In another realm, a demon lord named Satan wages a campaign to take over his world. While this doesn’t seem to be the Satan of Christian lore (the backstory doesn’t match and he has an underling named Lucifer) it’s a moot point as it is close enough to get the idea while allowing the show to build its own mythos.
It’s a pretty brutal war from what we see. It’s bloody and the camera doesn’t shy away from seeing creatures impaled with arrows. While we’re only given a broad idea of what is happening, it does make for a solid action sequence.

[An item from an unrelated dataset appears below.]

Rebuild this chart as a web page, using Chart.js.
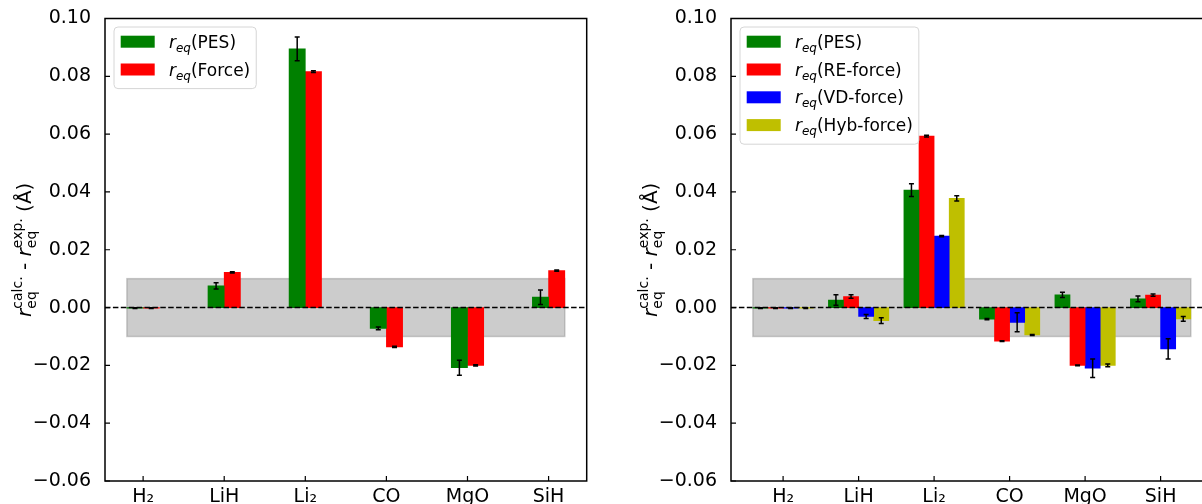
<!DOCTYPE html>
<html>
<head>
<meta charset="utf-8">
<script src="https://cdn.jsdelivr.net/npm/chart.js@4.4.0/dist/chart.umd.min.js"></script>
<style>
html, body { margin: 0; padding: 0; background: #fff; overflow: hidden; }
#wrap { position: relative; width: 1202px; height: 504px; overflow: hidden; }
.panel { position: absolute; top: 0; width: 600px; height: 504px; }
#p1 { left: 0; }
#p2 { left: 626px; }
</style>
</head>
<body>
<div id="wrap">
  <div class="panel" id="p1"><canvas id="c1"></canvas></div>
  <div class="panel" id="p2"><canvas id="c2"></canvas></div>
</div>
<script>
// Data
const categories = ['H\u2082', 'LiH', 'Li\u2082', 'CO', 'MgO', 'SiH'];
const xTicks = [0, 1, 2, 3, 4, 5];
const yTicks = [-0.06, -0.04, -0.02, 0.00, 0.02, 0.04, 0.06, 0.08, 0.10];
const bandLimit = 0.01;

// left panel
const pesLeft      = [-0.0002, 0.0075, 0.0895, -0.0072, -0.0208, 0.0036];
const pesLeftErr   = [ 0.0001, 0.0011, 0.0041,  0.0005,  0.0026, 0.0025];
const forceLeft    = [-0.0002, 0.0122, 0.0816, -0.0136, -0.0200, 0.0128];
const forceLeftErr = [ 0.0001, 0.0002, 0.0003,  0.0002,  0.0002, 0.0002];

// right panel
const pesRight    = [-0.0002, 0.0026, 0.0406, -0.0040,  0.0044,  0.0030];
const pesRightErr = [ 0.0001, 0.0018, 0.0022,  0.0002,  0.0009,  0.0010];
const reRight     = [-0.0002, 0.0038, 0.0593, -0.0116, -0.0200,  0.0043];
const reRightErr  = [ 0.0001, 0.0006, 0.0003,  0.0001,  0.0001,  0.0004];
const vdRight     = [-0.0002, -0.0031, 0.0247, -0.0051, -0.0210, -0.0143];
const vdRightErr  = [ 0.0001, 0.0007, 0.0002,  0.0033,  0.0032,  0.0035];
const hybRight    = [-0.0002, -0.0045, 0.0378, -0.0095, -0.0200, -0.0039];
const hybRightErr = [ 0.0001, 0.0010, 0.0009,  0.0002,  0.0005,  0.0008];

const barWidth = 0.2;
const FONT = '"DejaVu Sans"';
Chart.defaults.font.family = FONT;
Chart.defaults.color = '#000';

function rich(ctx, groups, x, y, draw) {
    let cx = x;
    for (const g of groups) {
        let w = 0;
        for (const p of g) {
            ctx.font = p.f;
            if (draw) ctx.fillText(p.t, cx, y + (p.dy || 0));
            w = Math.max(w, ctx.measureText(p.t).width);
        }
        cx += w;
    }
    return cx - x;
}

const leg = '17px ' + FONT, legI = 'italic 17px ' + FONT, legS = 'italic 12px ' + FONT;
const lab = '20px ' + FONT, labI = 'italic 20px ' + FONT, labS = '14px ' + FONT;

const yLabel = [
    [{ t: 'r', f: labI }],
    [{ t: 'calc.', f: labS, dy: -9 }, { t: 'eq', f: labS, dy: 5 }],
    [{ t: ' - ', f: lab }],
    [{ t: 'r', f: labI }],
    [{ t: 'exp.', f: labS, dy: -9 }, { t: 'eq', f: labS, dy: 5 }],
    [{ t: ' (\u00c5)', f: lab }]
];

const decor = {
    id: 'decor',
    beforeDatasetsDraw(chart, args, o) {
        const { ctx } = chart, x = chart.scales.x, y = chart.scales.y;
        const x0 = x.getPixelForValue(o.bandFrom), x1 = x.getPixelForValue(o.bandTo);
        const y0 = y.getPixelForValue(bandLimit), y1 = y.getPixelForValue(-bandLimit);
        ctx.save();
        ctx.fillStyle = 'rgba(128,128,128,0.4)';
        ctx.fillRect(x0, y0, x1 - x0, y1 - y0);
        ctx.strokeStyle = 'rgba(128,128,128,0.4)';
        ctx.lineWidth = 1.5;
        ctx.strokeRect(x0, y0, x1 - x0, y1 - y0);
        ctx.restore();
    },
    afterDatasetsDraw(chart, args, o) {
        const { ctx, chartArea: a } = chart, y = chart.scales.y;
        ctx.save();
        // zero line
        ctx.strokeStyle = '#000';
        ctx.lineWidth = 1.5;
        ctx.setLineDash([5.5, 2.4]);
        const y0 = y.getPixelForValue(0);
        ctx.beginPath(); ctx.moveTo(a.left, y0); ctx.lineTo(a.right, y0); ctx.stroke();
        ctx.setLineDash([]);
        // error bars
        chart.data.datasets.forEach((ds, di) => {
            const meta = chart.getDatasetMeta(di);
            ds.data.forEach((pt, i) => {
                const px = meta.data[i].x;
                const e = ds.errors[i];
                const t = y.getPixelForValue(pt.y + e), b = y.getPixelForValue(pt.y - e);
                ctx.beginPath();
                ctx.moveTo(px, t); ctx.lineTo(px, b);
                ctx.moveTo(px - 2.5, t); ctx.lineTo(px + 2.5, t);
                ctx.moveTo(px - 2.5, b); ctx.lineTo(px + 2.5, b);
                ctx.stroke();
            });
        });
        ctx.restore();
    },
    afterDraw(chart) {
        const { ctx, chartArea: a } = chart, x = chart.scales.x, y = chart.scales.y;
        ctx.save();
        // frame + inward ticks
        ctx.strokeStyle = '#000';
        ctx.lineWidth = 1.5;
        ctx.strokeRect(a.left, a.top, a.right - a.left, a.bottom - a.top);
        ctx.lineWidth = 1.2;
        ctx.beginPath();
        y.ticks.forEach((t, i) => {
            const py = y.getPixelForTick(i);
            ctx.moveTo(a.left, py); ctx.lineTo(a.left + 5, py);
        });
        x.ticks.forEach((t, i) => {
            const px = x.getPixelForTick(i);
            ctx.moveTo(px, a.bottom); ctx.lineTo(px, a.bottom - 5);
        });
        ctx.stroke();

        // legend
        const dss = chart.data.datasets;
        const bx = a.left + 9, by = a.top + 8.5, rowH = 27.8;
        ctx.textBaseline = 'alphabetic';
        let maxW = 0;
        const rows = dss.map(ds => [[{ t: 'r', f: legI }], [{ t: 'eq', f: legS, dy: 4 }], [{ t: '(' + ds.label + ')', f: leg }]]);
        rows.forEach(r => { maxW = Math.max(maxW, rich(ctx, r, 0, 0, false)); });
        const bw = 55 + maxW + 6, bh = dss.length * rowH + 6;
        ctx.fillStyle = 'rgba(255,255,255,0.8)';
        ctx.strokeStyle = '#d6d6d6';
        ctx.lineWidth = 1;
        ctx.beginPath();
        ctx.roundRect(bx, by, bw, bh, 4);
        ctx.fill(); ctx.stroke();
        dss.forEach((ds, i) => {
            const cy = by + 14.7 + i * rowH;
            ctx.fillStyle = ds.backgroundColor;
            ctx.fillRect(bx + 6.7, cy - 6, 34, 12);
            ctx.fillStyle = '#000';
            rich(ctx, rows[i], bx + 55, cy + 6, true);
        });

        // y axis title
        ctx.translate(31, (a.top + a.bottom) / 2);
        ctx.rotate(-Math.PI / 2);
        ctx.fillStyle = '#000';
        const w = rich(ctx, yLabel, 0, 0, false);
        rich(ctx, yLabel, -w / 2, 0, true);
        ctx.restore();
    }
};

function makeChart(id, series, errs, names, colors, offsets) {
    const half = Math.max(...offsets) + barWidth / 2;
    const lo = -half, hi = xTicks[xTicks.length - 1] + half;
    const margin = 0.05 * (hi - lo);
    const datasets = series.map((vals, s) => ({
        label: names[s],
        data: vals.map((v, i) => ({ x: xTicks[i] + offsets[s], y: v })),
        errors: errs[s],
        backgroundColor: colors[s],
        borderWidth: 0,
        grouped: false,
        categoryPercentage: 1,
        barPercentage: 1
    }));
    return new Chart(document.getElementById(id), {
        type: 'bar',
        data: { datasets },
        options: {
            responsive: true,
            maintainAspectRatio: false,
            animation: false,
            layout: { padding: { top: 18.5, right: 13.3, left: 0, bottom: 0 } },
            plugins: {
                legend: { display: false },
                tooltip: { enabled: false },
                decor: { bandFrom: lo, bandTo: hi }
            },
            scales: {
                x: {
                    type: 'linear',
                    offset: false,
                    min: lo - margin,
                    max: hi + margin,
                    grid: { display: false, offset: false },
                    border: { display: false },
                    afterBuildTicks: s => { s.ticks = xTicks.map(v => ({ value: v })); },
                    afterFit: s => { s.height = 23; },
                    ticks: {
                        padding: -3,
                        autoSkip: false,
                        maxRotation: 0,
                        font: { size: 19 },
                        color: '#000',
                        callback: v => categories[v]
                    }
                },
                y: {
                    min: yTicks[0],
                    max: yTicks[yTicks.length - 1],
                    grid: { display: false },
                    border: { display: false },
                    afterBuildTicks: s => { s.ticks = yTicks.map(v => ({ value: v })); },
                    afterFit: s => { s.width = 105; },
                    ticks: {
                        padding: 6,
                        font: { size: 19 },
                        color: '#000',
                        callback: v => (v < 0 ? '\u2212' : '') + Math.abs(v).toFixed(2)
                    }
                }
            }
        },
        plugins: [decor]
    });
}

makeChart('c1', [pesLeft, forceLeft], [pesLeftErr, forceLeftErr],
    ['PES', 'Force'], ['#008000', '#ff0000'], [-0.1, 0.1]);
makeChart('c2', [pesRight, reRight, vdRight, hybRight],
    [pesRightErr, reRightErr, vdRightErr, hybRightErr],
    ['PES', 'RE-force', 'VD-force', 'Hyb-force'],
    ['#008000', '#ff0000', '#0000ff', '#bfbf00'], [-0.3, -0.1, 0.1, 0.3]);
</script>
</body>
</html>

The whole thing is rather glossed over, but it is nice to see humanity fight back and start to turn the tide, courtesy of an armored hero who goes unnamed.

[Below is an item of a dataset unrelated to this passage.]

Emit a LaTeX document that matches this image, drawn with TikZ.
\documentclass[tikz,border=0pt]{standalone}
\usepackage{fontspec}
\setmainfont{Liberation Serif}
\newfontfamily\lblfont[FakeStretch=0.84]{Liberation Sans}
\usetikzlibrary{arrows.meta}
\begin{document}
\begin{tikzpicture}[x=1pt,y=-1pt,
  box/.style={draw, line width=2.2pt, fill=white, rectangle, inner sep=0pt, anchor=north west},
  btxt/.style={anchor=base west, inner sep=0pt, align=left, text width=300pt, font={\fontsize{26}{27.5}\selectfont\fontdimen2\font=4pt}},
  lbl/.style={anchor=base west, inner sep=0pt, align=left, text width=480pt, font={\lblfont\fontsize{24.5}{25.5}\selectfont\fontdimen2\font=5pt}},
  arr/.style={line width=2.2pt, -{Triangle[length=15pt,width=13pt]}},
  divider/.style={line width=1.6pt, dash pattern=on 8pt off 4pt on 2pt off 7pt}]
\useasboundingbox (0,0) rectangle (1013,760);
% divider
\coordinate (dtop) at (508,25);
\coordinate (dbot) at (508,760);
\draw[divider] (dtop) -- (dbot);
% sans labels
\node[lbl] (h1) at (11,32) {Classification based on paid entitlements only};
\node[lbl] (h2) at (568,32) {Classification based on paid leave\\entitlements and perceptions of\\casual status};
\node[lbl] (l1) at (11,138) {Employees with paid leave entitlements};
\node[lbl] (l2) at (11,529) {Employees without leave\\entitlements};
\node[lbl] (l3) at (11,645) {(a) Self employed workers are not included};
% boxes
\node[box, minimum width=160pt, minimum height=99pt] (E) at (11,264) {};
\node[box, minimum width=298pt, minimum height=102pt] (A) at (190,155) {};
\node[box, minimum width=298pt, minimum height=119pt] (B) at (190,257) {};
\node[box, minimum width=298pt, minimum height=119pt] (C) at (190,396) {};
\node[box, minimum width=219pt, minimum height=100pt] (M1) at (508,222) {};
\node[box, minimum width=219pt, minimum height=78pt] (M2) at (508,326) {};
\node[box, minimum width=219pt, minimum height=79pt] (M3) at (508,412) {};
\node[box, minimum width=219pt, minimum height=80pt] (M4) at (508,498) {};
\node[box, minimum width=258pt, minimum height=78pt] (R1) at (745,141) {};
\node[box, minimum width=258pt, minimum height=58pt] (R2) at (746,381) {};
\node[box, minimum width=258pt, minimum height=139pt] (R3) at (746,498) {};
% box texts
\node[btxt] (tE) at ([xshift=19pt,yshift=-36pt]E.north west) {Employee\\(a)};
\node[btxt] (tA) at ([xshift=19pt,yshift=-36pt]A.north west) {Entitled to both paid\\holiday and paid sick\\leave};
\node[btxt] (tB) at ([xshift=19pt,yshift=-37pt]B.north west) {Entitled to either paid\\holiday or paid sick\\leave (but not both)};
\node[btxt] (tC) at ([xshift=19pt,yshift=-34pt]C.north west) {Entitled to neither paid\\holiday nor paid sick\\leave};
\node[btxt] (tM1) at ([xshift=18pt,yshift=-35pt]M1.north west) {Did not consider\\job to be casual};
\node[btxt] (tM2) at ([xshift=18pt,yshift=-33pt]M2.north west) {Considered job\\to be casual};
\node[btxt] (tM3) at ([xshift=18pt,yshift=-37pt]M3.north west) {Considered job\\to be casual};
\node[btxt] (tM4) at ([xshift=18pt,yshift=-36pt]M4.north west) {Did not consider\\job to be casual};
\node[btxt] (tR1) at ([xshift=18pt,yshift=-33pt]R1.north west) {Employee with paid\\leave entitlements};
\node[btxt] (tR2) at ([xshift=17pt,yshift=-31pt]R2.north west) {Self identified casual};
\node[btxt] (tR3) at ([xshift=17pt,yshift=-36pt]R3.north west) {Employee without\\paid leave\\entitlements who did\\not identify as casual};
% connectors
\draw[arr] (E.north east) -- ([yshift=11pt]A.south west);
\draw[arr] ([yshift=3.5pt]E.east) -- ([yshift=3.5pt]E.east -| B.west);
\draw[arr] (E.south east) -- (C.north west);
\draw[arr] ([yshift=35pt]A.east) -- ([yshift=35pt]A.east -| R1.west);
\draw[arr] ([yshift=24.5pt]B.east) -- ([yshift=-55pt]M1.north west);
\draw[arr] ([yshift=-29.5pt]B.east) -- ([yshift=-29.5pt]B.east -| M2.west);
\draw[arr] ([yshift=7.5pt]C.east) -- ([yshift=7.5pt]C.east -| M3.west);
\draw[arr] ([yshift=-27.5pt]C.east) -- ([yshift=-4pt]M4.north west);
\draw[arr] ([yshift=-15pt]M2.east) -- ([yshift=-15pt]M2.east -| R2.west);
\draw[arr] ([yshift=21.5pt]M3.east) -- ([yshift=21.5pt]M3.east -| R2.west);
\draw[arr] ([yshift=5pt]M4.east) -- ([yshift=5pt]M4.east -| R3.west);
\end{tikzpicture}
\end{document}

It gets to the point where the demon lord, as well as one of his generals named Alciel, is forced to retreat through a portal, ending up in modern day Tokyo. It leads to a bit of mood whiplash as the episode veers more towards comedy, and this is a “fish out of water” plot hook that has been done before, but there is still potential to be tapped.
Luckily for the Earth, both demons come to discover that magic doesn’t exist here, rendering Alciel powerless and Satan having only a finite amount at his disposal. It does lead to one of the stronger gags in the episode as Alciel repeatedly tries to conjure up magic, only for nothing to happen.

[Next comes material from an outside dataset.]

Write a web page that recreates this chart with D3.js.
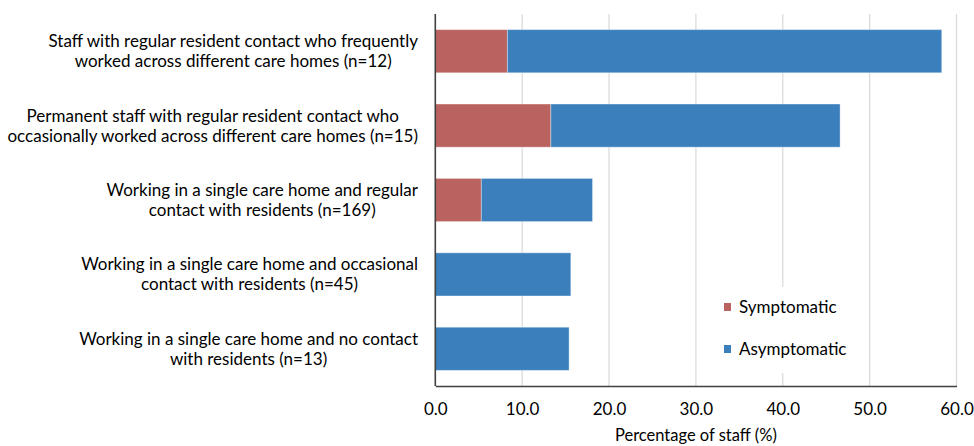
<!DOCTYPE html>
<html><head><meta charset="utf-8">
<script src="https://cdn.jsdelivr.net/npm/d3@7"></script>
<style>body{margin:0;background:#fff}svg{display:block}text{font-family:Lato,"Open Sans",sans-serif;fill:#000}</style>
</head><body><svg id="c" width="974" height="446"></svg>
<script>
const categories = [
  ["Staff with regular resident contact who frequently","worked across different care homes (n=12)"],
  ["Permanent staff with regular resident contact who","occasionally worked across different care homes (n=15)"],
  ["Working in a single care home and regular","contact with residents (n=169)"],
  ["Working in a single care home and occasional","contact with residents (n=45)"],
  ["Working in a single care home and no contact","with residents (n=13)"]
];
const symptomatic = [8.3, 13.3, 5.3, 0, 0];
const asymptomatic = [50.0, 33.3, 12.8, 15.6, 15.4];
const seriesNames = ["Symptomatic", "Asymptomatic"];
const colors = ["#B9625F", "#3B80BC"];
const xTicks = [0, 10, 20, 30, 40, 50, 60];
const xTitle = "Percentage of staff (%)";

const svg = d3.select("#c");
const L = 435.3, R = 956.5, T = 14, B = 386;
const x = d3.scaleLinear().domain([0, 60]).range([L, R]);
const y = d3.scaleBand().domain(d3.range(categories.length)).range([T, B]).paddingInner(0.42).paddingOuter(0.21);

// gridlines
svg.append("g").selectAll("line").data(xTicks.slice(1)).join("line")
  .attr("x1", d => x(d)).attr("x2", d => x(d)).attr("y1", T).attr("y2", B)
  .attr("stroke", "#d9d9d9").attr("stroke-width", 1.2);

// bars
const stacked = categories.map((c, i) => [
  {i, s: 0, x0: 0, x1: symptomatic[i]},
  {i, s: 1, x0: symptomatic[i], x1: symptomatic[i] + asymptomatic[i]}
]).flat().filter(d => d.x1 > d.x0);
svg.append("g").selectAll("rect").data(stacked).join("rect")
  .attr("x", d => x(d.x0)).attr("width", d => x(d.x1) - x(d.x0))
  .attr("y", d => y(d.i)).attr("height", y.bandwidth())
  .attr("fill", d => colors[d.s])
  .attr("stroke", "#ffffff").attr("stroke-opacity", 0.35).attr("stroke-width", 1);

// legend box (white background)
svg.append("rect").attr("x", 712).attr("y", 287).attr("width", 150).attr("height", 86).attr("fill", "#fff");
const leg = svg.append("g").selectAll("g").data(seriesNames).join("g")
  .attr("transform", (d, i) => `translate(724,${303 + i * 42})`);
leg.append("rect").attr("width", 7).attr("height", 8).attr("fill", (d, i) => colors[i]);
leg.append("text").attr("x", 15).attr("y", 10).attr("font-size", 17).text(d => d);

// axes
const xAxis = d3.axisBottom(x).tickValues(xTicks).tickFormat(d3.format(".1f")).tickSize(0).tickPadding(17);
const gx = svg.append("g").attr("transform", `translate(0,${B})`).call(xAxis);
gx.select(".domain").attr("stroke", "#404040").attr("stroke-width", 1.6);
gx.selectAll("text").attr("font-size", 17).attr("font-family", "Lato,sans-serif").attr("fill", "#000");

svg.append("line").attr("x1", L).attr("x2", L).attr("y1", T).attr("y2", B)
  .attr("stroke", "#404040").attr("stroke-width", 1.6);

// category labels (multi-line, lines centered, block right-aligned)
const lab = svg.append("g").selectAll("g").data(categories).join("g");
lab.each(function(lines, i) {
  const g = d3.select(this);
  const cy = y(i) + y.bandwidth() / 2;
  const ts = lines.map((t, k) => g.append("text").attr("font-size", 17)
    .attr("text-anchor", "middle").attr("y", cy - 4 + (k - (lines.length - 1) / 2) * 20 + 10).text(t));
  const w = d3.max(ts, t => t.node().getComputedTextLength());
  ts.forEach(t => t.attr("x", 418 - w / 2));
});

svg.append("text").attr("x", (L + R) / 2).attr("y", 441).attr("text-anchor", "middle")
  .attr("font-size", 16.5).text(xTitle);
</script></body></html>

Oddly, the two manage to adapt rather well. They are able to set up bank accounts under new names and get an apartment rather easily. This is at least somewhat justified as we see that Satan is using magical influence to help move things along. As noted, though, his magic is finite and they have bills to pay. As such, the king of demons gets himself a job..at a fast food restaurant.
The contrast isn’t played for laughs as much as you’d think it would be. There’s one bit where Satan self aggrandizes to make his job sound more epic than it is, complete with dramatic poses, but by and large he seems to take to it. He takes the job seriously and commits in such a way that he gets raises and promotions rather quickly. You could argue that this sort of dedication and work ethic were why he thrived in his realm, but it doesn’t make for the sort of comedy that this show would appear to try to utilize.
Overall, this episode was largely about setup. While it seems like the episode could have done more in terms of bringing comedy, it does set up the premise well enough. The episode’s closing wham moment was effective and it does pique the viewer’s interest to see where the show goes. Really, the biggest problem was the obvious trademark dodging. We see a poster for a movie called “Holy Potter” and the fast food restaurant is called “MgRonald’s”. Really writers, you can do better than that. The show might need a couple of episodes to find its footing, but this has the potential to be a fun one. The fact that it’s 13 episodes also makes for a quick watch, so we’ll see how it pans out.